PROVIDED ENTRIES ::
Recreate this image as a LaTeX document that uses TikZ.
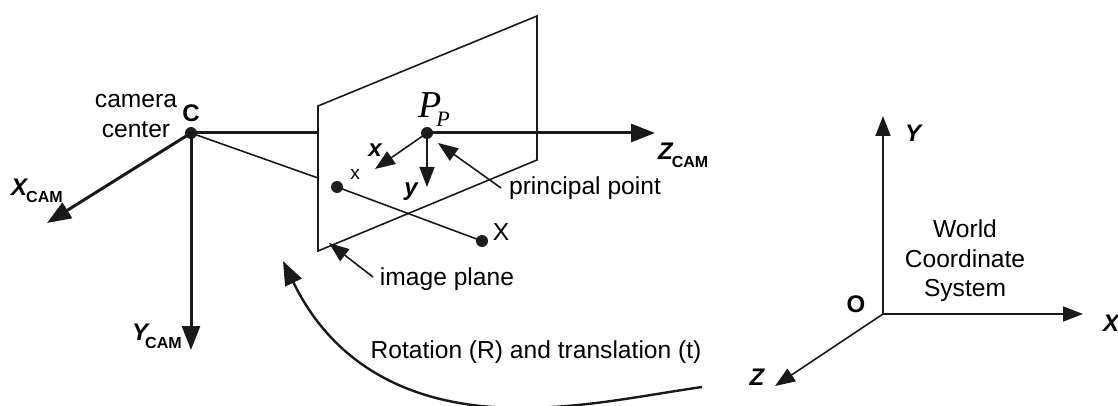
\documentclass[tikz,border=0pt]{standalone}
\usepackage{fontspec}
\setmainfont{Liberation Sans}
\newfontfamily\serifpp{Liberation Serif}
\usetikzlibrary{arrows.meta}
\newcommand{\camsub}[2]{{\fontsize{24}{24}\bfseries\itshape #1}\kern#2pt\raisebox{-8pt}{\fontsize{16}{16}\bfseries CAM}}

\begin{document}
\begin{tikzpicture}[
    x=1pt, y=-1pt,
    every node/.style={font=\fontsize{24.6}{29.5}\selectfont, align=center, inner sep=0pt},
    dotpt/.style={circle, fill=black!88, minimum size=12pt},
    thickarr/.style={-{Triangle[length=24pt, width=18pt]}, line width=3pt, color=black!90},
    thinarr/.style={-{Triangle[length=20pt, width=15pt]}, line width=1.6pt, color=black!90},
    wire/.style={line width=1.6pt, color=black!90},
    axlab/.style={font=\fontsize{24}{24}\bfseries\itshape\selectfont},
    boldlab/.style={font=\fontsize{24}{24}\bfseries\selectfont}
]
\useasboundingbox (0,0) rectangle (1118,406);

% Nodes
\node[dotpt] (camC) at (191,133) {};
\node[dotpt] (princ) at (427,133) {};
\node[dotpt] (imgx) at (337,187) {};
\node[dotpt] (worldX) at (482,241) {};
\coordinate (orig) at (883,314);

\node[boldlab] (labC) at (191,113) {C};
\node (labcenter) at (136,116) {camera\\center};
\node[anchor=base west] (labXcam) at (11,195) {\camsub{X}{-1}};
\node[anchor=base west] (labYcam) at (132,340) {\camsub{Y}{-3}};
\node[anchor=base west] (labZcam) at (658,160) {\camsub{Z}{-1}};
\node[anchor=base west, font=\fontsize{38}{38}\serifpp\itshape\selectfont] (labPP) at (418,118)
    {P\kern-5pt\raisebox{-9pt}{\fontsize{22}{22}\selectfont P}};
\node[axlab] (labx) at (375,150) {x};
\node[axlab] (laby) at (411,192) {y};
\node[font=\fontsize{19}{19}\selectfont] (labimgx) at (355,174) {x};
\node (labworldX) at (501,232) {X};
\node (labprinc) at (585,188) {principal point};
\node (labplane) at (447,279) {image plane};
\node (labrot) at (536,352) {Rotation (R) and translation (t)};
\node (labworld) at (965,261) {World\\Coordinate\\System};
\node[boldlab] (labO) at (856,304) {O};
\node[axlab] (labY) at (913,133) {Y};
\node[axlab, anchor=west] (labX) at (1103,323) {X};
\node[axlab] (labZ) at (757,377) {Z};

% Image plane
\coordinate (planeTL) at (318,106);
\coordinate (planeTR) at (537,16);
\coordinate (planeBR) at (537,160);
\coordinate (planeBL) at (318,251);
\draw[wire, line join=miter] (planeTL) -- (planeTR) -- (planeBR) -- (planeBL) -- cycle;

% Camera axes
\coordinate (xcamtip) at (47,223);
\coordinate (ycamtip) at (191,350);
\coordinate (zcamtip) at (655,133);
\coordinate (planeC) at (318,133);
\coordinate (rayhit) at (318,178);
\draw[thickarr] (camC.center) -- (xcamtip);
\draw[thickarr] (camC.center) -- (ycamtip);
\draw[line width=3pt, color=black!90] (camC.center) -- (planeC);
\draw[thickarr] (princ.center) -- (zcamtip);
\draw[wire] (camC.center) -- (rayhit);
\draw[wire] (imgx.center) -- (worldX.center);

% Image axes
\coordinate (xtip) at (375,169);
\coordinate (ytip) at (427,187);
\draw[thinarr] (princ.center) -- (xtip);
\draw[thinarr] (princ.center) -- (ytip);

% Callouts
\coordinate (princfrom) at (501,188);
\coordinate (princtip) at (438,143);
\coordinate (planefrom) at (373,277);
\coordinate (planetip) at (329,243);
\draw[thinarr] (princfrom) -- (princtip);
\draw[thinarr] (planefrom) -- (planetip);

% Rotation curve
\coordinate (rotfrom) at (702,387);
\coordinate (rottip) at (283,261);
\draw[-{Triangle[length=24pt, width=18pt]}, line width=2.4pt, color=black!90] (rotfrom)
    .. controls (640,396) and (585,408) .. (520,408)
    .. controls (415,408) and (335,368) .. (rottip);

% World axes
\coordinate (ytipw) at (883,116);
\coordinate (xtipw) at (1083,314);
\coordinate (ztipw) at (775,386);
\draw[thinarr] (orig) -- (ytipw);
\draw[thinarr] (orig) -- (xtipw);
\draw[thinarr] (orig) -- (ztipw);

\end{tikzpicture}
\end{document}
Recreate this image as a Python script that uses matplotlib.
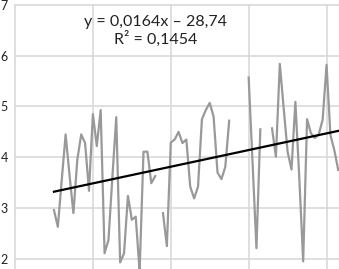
import matplotlib
matplotlib.use('Agg')
import matplotlib.pyplot as plt
import numpy as np

plt.rcParams['font.family'] = ['Lato', 'DejaVu Sans']

# yearly values, NaN where the series has a gap
years = list(range(1955, 2029))
values = [
    2.96, 2.63, 3.55, 4.45, 3.65, 2.90, 3.95, 4.45, 4.28, 3.34,   # 1955-1964
    4.85, 4.22, 4.93, 2.11, 2.37, 3.60, 4.79, 1.93, 2.11, 3.24,   # 1965-1974
    2.77, 2.83, 1.75, 4.11, 4.11, 3.49, 3.63, np.nan, 2.90, 2.25,  # 1975-1984
    4.29, 4.35, 4.50, 4.28, 4.35, 3.42, 3.19, 3.42, 4.75, 4.93,   # 1985-1994
    5.07, 4.80, 3.70, 3.57, 3.81, 4.72, np.nan, np.nan, np.nan, np.nan,  # 1995-2004
    5.57, 3.90, 2.21, 4.55, np.nan, np.nan, 4.57, 4.01, 5.84, 4.96,  # 2005-2014
    4.11, 3.76, 5.09, 3.60, 1.95, 4.75, 4.47, 4.38, 4.45, 4.74,   # 2015-2024
    5.82, 4.44, 4.14, 3.75,                                       # 2025-2028
]

# trend line as printed on the chart
slope = 0.0164
intercept = -28.74
equation = 'y = 0,0164x – 28,74\nR² = 0,1454'

fig = plt.figure(figsize=(3.39, 2.69), dpi=100)
ax = fig.add_axes([15 / 339, 0.0, 1 - 15 / 339, (269 - 4.9) / 269])

ax.plot(years, values, color='#999999', linewidth=1.6, zorder=3)

trend_x = np.array([years[0], 2030])
ax.plot(trend_x, slope * trend_x + intercept, color='black', linewidth=1.6, zorder=4)

ax.set_xlim(1945, 2028.2)
ax.set_ylim(1.8, 7.0)
ax.set_xticks([1945, 1965, 1985, 2005, 2025])
ax.set_yticks([2, 3, 4, 5, 6, 7])
ax.set_xticklabels([])
ax.grid(True, color='#d9d9d9', linewidth=1.2)
ax.set_axisbelow(True)
for s in ax.spines.values():
    s.set_visible(False)
ax.tick_params(axis='both', length=0)
ax.tick_params(axis='y', pad=5, labelsize=9, labelcolor='#222222')
for gl in ax.get_ygridlines() + ax.get_xgridlines():
    gl.set_clip_on(False)

ax.text(1981.2, 6.48, equation, ha='center', va='center', fontsize=11.5,
        color='#222222', linespacing=1.15)

plt.savefig('out.png', dpi=100)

INSTRUCTIONS TO FOLLOW ::
Your task is to reproduce all of the material exactly. The pictures stay out.

CORRECT RESPONSE ::
Recreate this image as a LaTeX document that uses TikZ.
\documentclass[tikz,border=0pt]{standalone}
\usepackage{fontspec}
\setmainfont{Liberation Sans}
\newfontfamily\serifpp{Liberation Serif}
\usetikzlibrary{arrows.meta}
\newcommand{\camsub}[2]{{\fontsize{24}{24}\bfseries\itshape #1}\kern#2pt\raisebox{-8pt}{\fontsize{16}{16}\bfseries CAM}}

\begin{document}
\begin{tikzpicture}[
    x=1pt, y=-1pt,
    every node/.style={font=\fontsize{24.6}{29.5}\selectfont, align=center, inner sep=0pt},
    dotpt/.style={circle, fill=black!88, minimum size=12pt},
    thickarr/.style={-{Triangle[length=24pt, width=18pt]}, line width=3pt, color=black!90},
    thinarr/.style={-{Triangle[length=20pt, width=15pt]}, line width=1.6pt, color=black!90},
    wire/.style={line width=1.6pt, color=black!90},
    axlab/.style={font=\fontsize{24}{24}\bfseries\itshape\selectfont},
    boldlab/.style={font=\fontsize{24}{24}\bfseries\selectfont}
]
\useasboundingbox (0,0) rectangle (1118,406);

% Nodes
\node[dotpt] (camC) at (191,133) {};
\node[dotpt] (princ) at (427,133) {};
\node[dotpt] (imgx) at (337,187) {};
\node[dotpt] (worldX) at (482,241) {};
\coordinate (orig) at (883,314);

\node[boldlab] (labC) at (191,113) {C};
\node (labcenter) at (136,116) {camera\\center};
\node[anchor=base west] (labXcam) at (11,195) {\camsub{X}{-1}};
\node[anchor=base west] (labYcam) at (132,340) {\camsub{Y}{-3}};
\node[anchor=base west] (labZcam) at (658,160) {\camsub{Z}{-1}};
\node[anchor=base west, font=\fontsize{38}{38}\serifpp\itshape\selectfont] (labPP) at (418,118)
    {P\kern-5pt\raisebox{-9pt}{\fontsize{22}{22}\selectfont P}};
\node[axlab] (labx) at (375,150) {x};
\node[axlab] (laby) at (411,192) {y};
\node[font=\fontsize{19}{19}\selectfont] (labimgx) at (355,174) {x};
\node (labworldX) at (501,232) {X};
\node (labprinc) at (585,188) {principal point};
\node (labplane) at (447,279) {image plane};
\node (labrot) at (536,352) {Rotation (R) and translation (t)};
\node (labworld) at (965,261) {World\\Coordinate\\System};
\node[boldlab] (labO) at (856,304) {O};
\node[axlab] (labY) at (913,133) {Y};
\node[axlab, anchor=west] (labX) at (1103,323) {X};
\node[axlab] (labZ) at (757,377) {Z};

% Image plane
\coordinate (planeTL) at (318,106);
\coordinate (planeTR) at (537,16);
\coordinate (planeBR) at (537,160);
\coordinate (planeBL) at (318,251);
\draw[wire, line join=miter] (planeTL) -- (planeTR) -- (planeBR) -- (planeBL) -- cycle;

% Camera axes
\coordinate (xcamtip) at (47,223);
\coordinate (ycamtip) at (191,350);
\coordinate (zcamtip) at (655,133);
\coordinate (planeC) at (318,133);
\coordinate (rayhit) at (318,178);
\draw[thickarr] (camC.center) -- (xcamtip);
\draw[thickarr] (camC.center) -- (ycamtip);
\draw[line width=3pt, color=black!90] (camC.center) -- (planeC);
\draw[thickarr] (princ.center) -- (zcamtip);
\draw[wire] (camC.center) -- (rayhit);
\draw[wire] (imgx.center) -- (worldX.center);

% Image axes
\coordinate (xtip) at (375,169);
\coordinate (ytip) at (427,187);
\draw[thinarr] (princ.center) -- (xtip);
\draw[thinarr] (princ.center) -- (ytip);

% Callouts
\coordinate (princfrom) at (501,188);
\coordinate (princtip) at (438,143);
\coordinate (planefrom) at (373,277);
\coordinate (planetip) at (329,243);
\draw[thinarr] (princfrom) -- (princtip);
\draw[thinarr] (planefrom) -- (planetip);

% Rotation curve
\coordinate (rotfrom) at (702,387);
\coordinate (rottip) at (283,261);
\draw[-{Triangle[length=24pt, width=18pt]}, line width=2.4pt, color=black!90] (rotfrom)
    .. controls (640,396) and (585,408) .. (520,408)
    .. controls (415,408) and (335,368) .. (rottip);

% World axes
\coordinate (ytipw) at (883,116);
\coordinate (xtipw) at (1083,314);
\coordinate (ztipw) at (775,386);
\draw[thinarr] (orig) -- (ytipw);
\draw[thinarr] (orig) -- (xtipw);
\draw[thinarr] (orig) -- (ztipw);

\end{tikzpicture}
\end{document}
Recreate this image as a Python script that uses matplotlib.
import matplotlib
matplotlib.use('Agg')
import matplotlib.pyplot as plt
import numpy as np

plt.rcParams['font.family'] = ['Lato', 'DejaVu Sans']

# yearly values, NaN where the series has a gap
years = list(range(1955, 2029))
values = [
    2.96, 2.63, 3.55, 4.45, 3.65, 2.90, 3.95, 4.45, 4.28, 3.34,   # 1955-1964
    4.85, 4.22, 4.93, 2.11, 2.37, 3.60, 4.79, 1.93, 2.11, 3.24,   # 1965-1974
    2.77, 2.83, 1.75, 4.11, 4.11, 3.49, 3.63, np.nan, 2.90, 2.25,  # 1975-1984
    4.29, 4.35, 4.50, 4.28, 4.35, 3.42, 3.19, 3.42, 4.75, 4.93,   # 1985-1994
    5.07, 4.80, 3.70, 3.57, 3.81, 4.72, np.nan, np.nan, np.nan, np.nan,  # 1995-2004
    5.57, 3.90, 2.21, 4.55, np.nan, np.nan, 4.57, 4.01, 5.84, 4.96,  # 2005-2014
    4.11, 3.76, 5.09, 3.60, 1.95, 4.75, 4.47, 4.38, 4.45, 4.74,   # 2015-2024
    5.82, 4.44, 4.14, 3.75,                                       # 2025-2028
]

# trend line as printed on the chart
slope = 0.0164
intercept = -28.74
equation = 'y = 0,0164x – 28,74\nR² = 0,1454'

fig = plt.figure(figsize=(3.39, 2.69), dpi=100)
ax = fig.add_axes([15 / 339, 0.0, 1 - 15 / 339, (269 - 4.9) / 269])

ax.plot(years, values, color='#999999', linewidth=1.6, zorder=3)

trend_x = np.array([years[0], 2030])
ax.plot(trend_x, slope * trend_x + intercept, color='black', linewidth=1.6, zorder=4)

ax.set_xlim(1945, 2028.2)
ax.set_ylim(1.8, 7.0)
ax.set_xticks([1945, 1965, 1985, 2005, 2025])
ax.set_yticks([2, 3, 4, 5, 6, 7])
ax.set_xticklabels([])
ax.grid(True, color='#d9d9d9', linewidth=1.2)
ax.set_axisbelow(True)
for s in ax.spines.values():
    s.set_visible(False)
ax.tick_params(axis='both', length=0)
ax.tick_params(axis='y', pad=5, labelsize=9, labelcolor='#222222')
for gl in ax.get_ygridlines() + ax.get_xgridlines():
    gl.set_clip_on(False)

ax.text(1981.2, 6.48, equation, ha='center', va='center', fontsize=11.5,
        color='#222222', linespacing=1.15)

plt.savefig('out.png', dpi=100)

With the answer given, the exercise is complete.